— Begin Recorded information —

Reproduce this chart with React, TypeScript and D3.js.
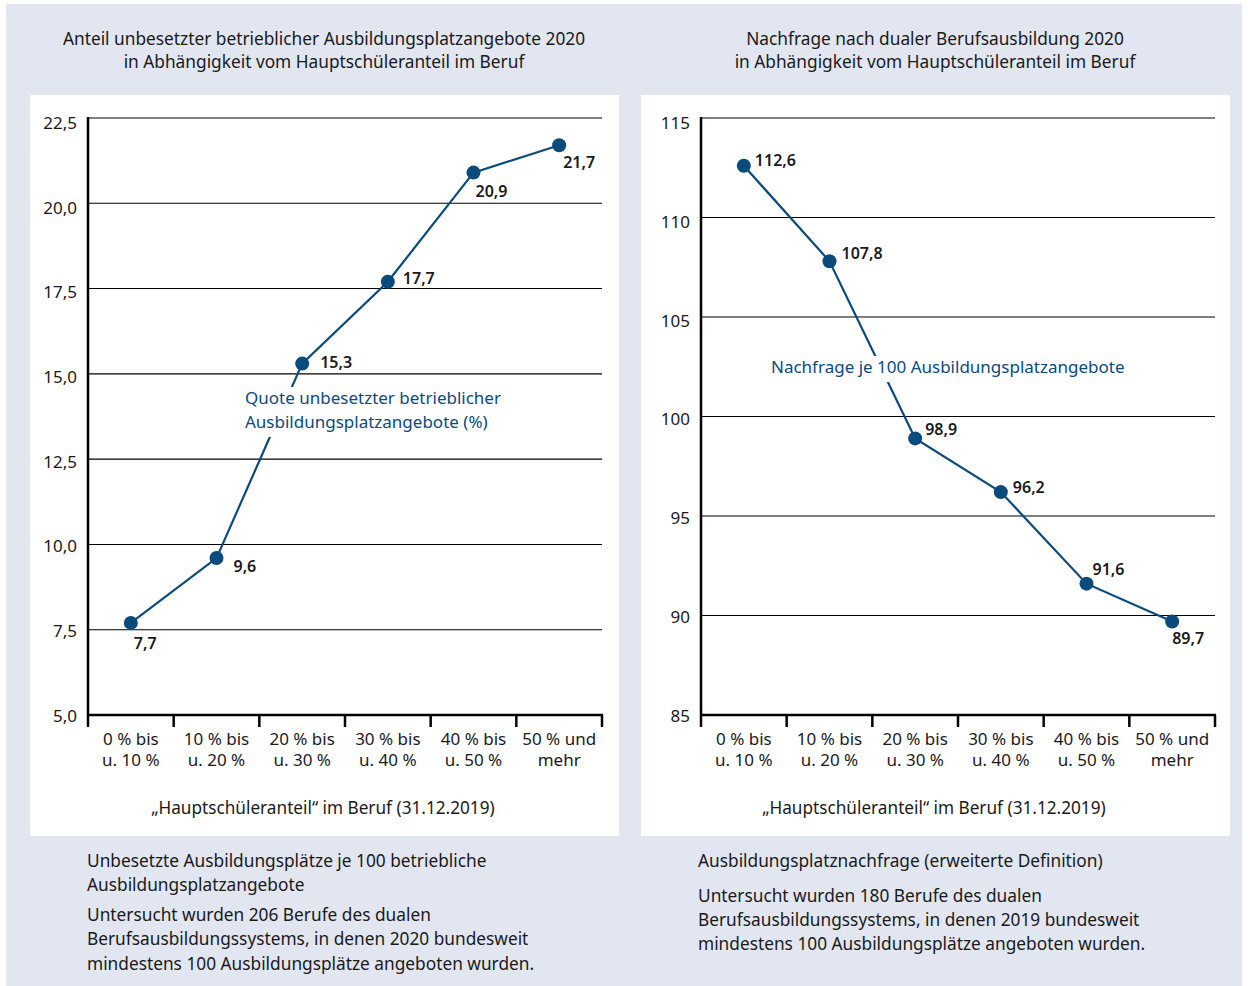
import React from "react";
import * as d3 from "d3";

const categories = [
  ["0 % bis", "u. 10 %"],
  ["10 % bis", "u. 20 %"],
  ["20 % bis", "u. 30 %"],
  ["30 % bis", "u. 40 %"],
  ["40 % bis", "u. 50 %"],
  ["50 % und", "mehr"],
];
const leftValues = [7.7, 9.6, 15.3, 17.7, 20.9, 21.7];
const rightValues = [112.6, 107.8, 98.9, 96.2, 91.6, 89.7];
const leftTicks = [5, 7.5, 10, 12.5, 15, 17.5, 20, 22.5];
const rightTicks = [85, 90, 95, 100, 105, 110, 115];
const leftTitle = [
  "Anteil unbesetzter betrieblicher Ausbildungsplatzangebote 2020",
  "in Abhängigkeit vom Hauptschüleranteil im Beruf",
];
const rightTitle = [
  "Nachfrage nach dualer Berufsausbildung 2020",
  "in Abhängigkeit vom Hauptschüleranteil im Beruf",
];
const xAxisTitle = "„Hauptschüleranteil“ im Beruf (31.12.2019)";
const leftSeriesLabel = ["Quote unbesetzter betrieblicher", "Ausbildungsplatzangebote (%)"];
const rightSeriesLabel = ["Nachfrage je 100 Ausbildungsplatzangebote"];
const leftNotes = [
  ["Unbesetzte Ausbildungsplätze je 100 betriebliche", "Ausbildungsplatzangebote"],
  [
    "Untersucht wurden 206 Berufe des dualen",
    "Berufsausbildungssystems, in denen 2020 bundesweit",
    "mindestens 100 Ausbildungsplätze angeboten wurden.",
  ],
];
const rightNotes = [
  ["Ausbildungsplatznachfrage (erweiterte Definition)"],
  [
    "Untersucht wurden 180 Berufe des dualen",
    "Berufsausbildungssystems, in denen 2019 bundesweit",
    "mindestens 100 Ausbildungsplätze angeboten wurden.",
  ],
];

// label offsets (layout only): dx from point, dy of text centre from point
const leftLabelOffsets: [number, number][] = [
  [3, 21], [17, 8], [18, -1], [15, -3], [2, 19], [4, 17],
];
const rightLabelOffsets: [number, number][] = [
  [11, -5.5], [12, -7.5], [10, -8.5], [12, -4.5], [6, -14.5], [0, 17.5],
];

const BLUE = "#0b4a7d";
const TXT = "#1a1a1a";
const FONT = "'Noto Sans', sans-serif";
const fmt = (v: number, dec: number) => v.toFixed(dec).replace(".", ",");

type ChartProps = {
  x0: number;
  axisOffset: number;
  title: string[];
  values: number[];
  ticks: number[];
  domain: [number, number];
  dec: number;
  offsets: [number, number][];
  seriesLabel: string[];
  seriesLabelPos: [number, number];
  notes: string[][];
  noteGap: number;
};

function Chart(p: ChartProps) {
  const axisX = p.x0 + p.axisOffset;
  const right = axisX + 514;
  const top = 118;
  const bottom = 715;
  const x = d3.scaleBand<number>().domain(d3.range(6)).range([axisX, right]);
  const y = d3.scaleLinear().domain(p.domain).range([bottom, top]);
  const yLbl = d3.scaleLinear().domain(p.domain).range([bottom + 0.5, top + 5]);
  const cx = (i: number) => x(i)! + x.bandwidth() / 2;
  const line = d3
    .line<number>()
    .x((_, i) => cx(i))
    .y((d) => y(d));
  const panelLeft = p.x0;
  const panelCx = panelLeft + 294;
  const boundaries = d3.range(7).map((i) => axisX + i * x.bandwidth());
  const lblX = p.seriesLabelPos[0];
  const lblY = p.seriesLabelPos[1];
  const lineH = 24;
  return (
    <g>
      <rect x={panelLeft} y={95} width={589} height={741} fill="#fff" />
      {p.title.map((t, i) => (
        <text key={i} x={panelCx} y={45 + i * 23} textAnchor="middle" fontSize={17.3} fill={TXT}>
          {t}
        </text>
      ))}
      {p.ticks.map((t) => (
        <g key={t}>
          {t !== p.domain[0] && (
            <line x1={axisX} x2={right} y1={y(t)} y2={y(t)} stroke="#000" strokeWidth={1.1} />
          )}
          <text x={axisX - 11} y={yLbl(t) + 6} textAnchor="end" fontSize={17} fill={TXT}>
            {fmt(t, p.dec === 1 ? 1 : 0)}
          </text>
        </g>
      ))}
      <line x1={axisX} x2={axisX} y1={top - 1} y2={bottom} stroke="#000" strokeWidth={2.5} />
      <line x1={axisX - 1} x2={right + 1} y1={bottom} y2={bottom} stroke="#000" strokeWidth={2.5} />
      {boundaries.map((b, i) => (
        <line key={i} x1={b} x2={b} y1={bottom} y2={bottom + 12} stroke="#000" strokeWidth={2.5} />
      ))}
      {categories.map((c, i) => (
        <text key={i} x={cx(i)} textAnchor="middle" fontSize={17} fill={TXT}>
          <tspan x={cx(i)} y={745}>{c[0]}</tspan>
          <tspan x={cx(i)} y={766}>{c[1]}</tspan>
        </text>
      ))}
      <text x={panelCx - 1} y={814} textAnchor="middle" fontSize={17.2} fill={TXT}>
        {xAxisTitle}
      </text>
      <path d={line(p.values) || ""} fill="none" stroke={BLUE} strokeWidth={2.2} />
      <rect
        x={lblX - 4}
        y={lblY - 17}
        width={d3.max(p.seriesLabel, (s) => s.length * 8.4)! + 8}
        height={p.seriesLabel.length * lineH + 2}
        fill="#fff"
      />
      {p.seriesLabel.map((s, i) => (
        <text key={i} x={lblX} y={lblY + i * lineH} fontSize={17} fill={BLUE}>
          {s}
        </text>
      ))}
      {p.values.map((v, i) => (
        <g key={i}>
          <circle cx={cx(i)} cy={y(v)} r={7} fill={BLUE} />
          <text
            x={cx(i) + p.offsets[i][0]}
            y={y(v) + p.offsets[i][1] + 5.5}
            fontSize={16}
            fontWeight={600}
            fill={TXT}
          >
            {fmt(v, 1)}
          </text>
        </g>
      ))}
      {(() => {
        let yy = 867;
        const out: React.ReactNode[] = [];
        p.notes.forEach((block, bi) => {
          block.forEach((s, si) => {
            out.push(
              <text key={`${bi}-${si}`} x={panelLeft + 57} y={yy} fontSize={17.3} fill={TXT}>
                {s}
              </text>
            );
            yy += 24.3;
          });
          yy += p.noteGap;
        });
        return out;
      })()}
    </g>
  );
}

export default function App() {
  return (
    <svg
      width={1248}
      height={986}
      style={{ position: "absolute", left: 0, top: 0, fontFamily: FONT }}
      fontFamily={FONT}
    >
      <rect x={0} y={0} width={1248} height={986} fill="#fff" />
      <rect x={6} y={4} width={1236} height={982} fill="#e2e6f0" />
      <Chart
        x0={30}
        axisOffset={58}
        title={leftTitle}
        values={leftValues}
        ticks={leftTicks}
        domain={[5, 22.5]}
        dec={1}
        offsets={leftLabelOffsets}
        seriesLabel={leftSeriesLabel}
        seriesLabelPos={[245, 404]}
        notes={leftNotes}
        noteGap={5.5}
      />
      <Chart
        x0={641}
        axisOffset={60}
        title={rightTitle}
        values={rightValues}
        ticks={rightTicks}
        domain={[85, 115]}
        dec={0}
        offsets={rightLabelOffsets}
        seriesLabel={rightSeriesLabel}
        seriesLabelPos={[771, 373]}
        notes={rightNotes}
        noteGap={10.5}
      />
    </svg>
  );
}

— End Recorded information —

» What you need to do:
Go from the first line of the listing to the line holding "import * as" and, please, transcribe those lines exactly, both included, with no pictures.

» Expected output:
Reproduce this chart with React, TypeScript and D3.js.
import React from "react";
import * as d3 from "d3";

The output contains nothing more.